OPINION: Working to help stop Alaska’s ‘brain drain’

Editor’s note: This commentary has been altered from its original published form to correct the status of Outer Coast as a two-year institution of higher education.

The Alaska House of Representatives recently voted unanimously to increase merit scholarships for high school graduates pursuing college or technical training in-state. This vote marks one of many efforts to retain promising young Alaskans in the face of steady outmigration from the state.

It’s not surprising that our state leaders share the conviction that retaining talent is essential for Alaska’s future. The ongoing stewardship of Alaska’s lands and waters, our economic vitality, and the health of our communities and cultures depend greatly on the engagement of young people.

However, educational opportunities and social mobility remain limited here, especially for Alaska Natives and rural Alaskans. Alaska ranks lowest in the nation in six-year graduation rates at four-year institutions. College enrollment is declining even faster in Alaska than the nation as a whole, particularly for low-income students.

One of the most important ways we can motivate young Alaskans to invest in our state is to ensure they have access to opportunities in higher education that value their backgrounds and match their potential. Outer Coast, a new two-year institution of higher education in Sitka, for which I lead outreach, aspires to be one such institution.

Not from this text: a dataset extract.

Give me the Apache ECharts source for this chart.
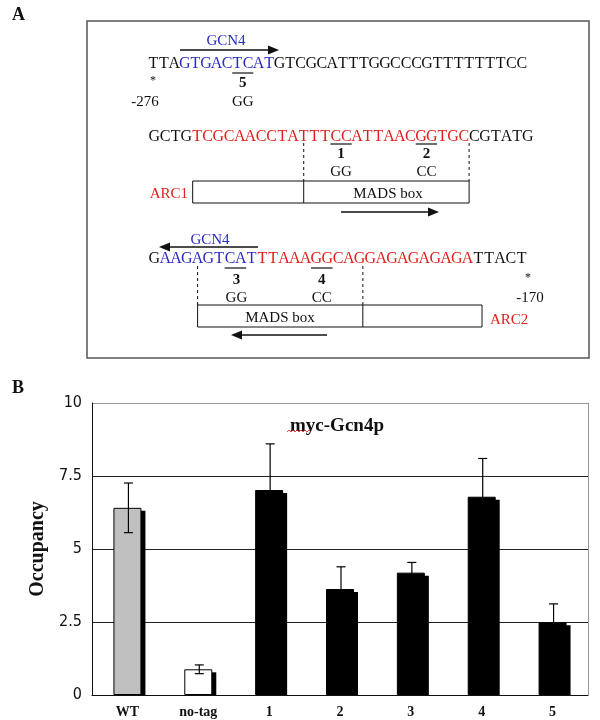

Since our founding in 2015, we have offered six academic Summer Seminars for high school students and are presently running the fourth iteration of the Outer Coast Year, a nine-month, credit-bearing postsecondary program for recent high school graduates. In keeping with our commitment to making higher education accessible, we meet the full financial needs of all of our students and prioritize serving those historically marginalized by higher education. Close to half of the students we have served have been Alaskans, many of whom come from rural backgrounds.

Now, after six years of summer and gap year programs, we are preparing to realize our longstanding goal: opening a two-year liberal arts undergraduate program.

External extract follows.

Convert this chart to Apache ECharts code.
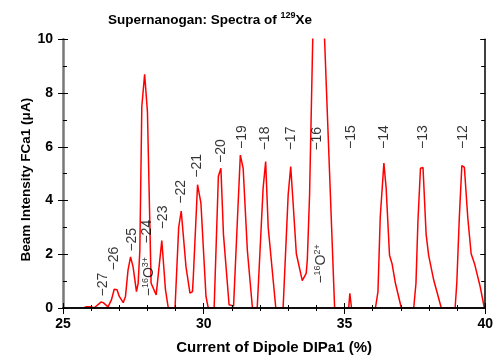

Come August, our inaugural cohort of twenty students will arrive on our campus on the historic site of Sheldon Jackson College. During the two years they spend in Sitka, they will receive an interdisciplinary liberal arts education that simultaneously draws from European and Indigenous traditions. While earning college credit, they will take seminars across various disciplines, from ecology to writing to philosophy, with an emphasis on the study of languages, histories, ecosystems, and cultures of Sitka and Southeast Alaska.

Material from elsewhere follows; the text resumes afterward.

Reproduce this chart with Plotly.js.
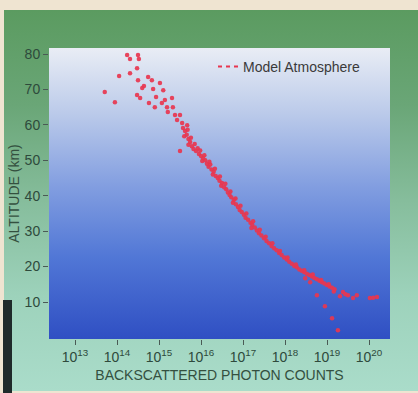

“Here, I can be myself and I still have the support that I need. In academics, one of the most exciting things is that in Indigenous Studies I get to learn from Alaska Native role models. This is the first time I am getting to do something like that,” said Tukaan Dan, a current Outer Coast Year student who grew up in Anchorage.

Because our undergraduate program is intentionally small, students are immersed in the project of community-building. Indeed, learning to live with one another — and as residents of Sitka — is as much a part of their education as any particular class assignment. They take up responsibilities rarely afforded to college students, like admitting future cohorts of students and helping hire faculty. They commit upwards of fifteen hours a week to service projects with community partners across town, which have included the bicycle co-op, the local radio station, the Sitka Maritime Heritage Society, and the Herring Protectors.

“We get to meet a lot of people in the community. I don’t think that that would happen the same way at a bigger university. Hearing their stories and getting to learn both inside and outside of the classroom, has helped me understand more about who I am,” said Losi Siulua, an Outer Coast alum and graduate of East Anchorage High School. “Outer Coast has given me a voice for myself that I didn’t know I had.”

After spending many of my formative childhood years in Wrangell, I attended college in the Lower 48 and returned to Alaska this past fall to join the team at Outer Coast. My work here feels connected to uplifting each student in all areas that lead to a meaningful life, not just in academics. In my prior roles as a student, educator, and coach, I have seen education through many lenses — and I chose to come to Outer Coast because I genuinely believe it is one of the most life-changing opportunities available to students from my home state.

More than one-third of our young people leave Alaska for the Lower 48. Alaska needs transformative educational opportunities for young people that make them compelled to stay in their home state. Outer Coast is one of them.

Reyn Hutten is the Recruitment Lead for Outer Coast, a new, two-year liberal arts institution of higher education in Sitka.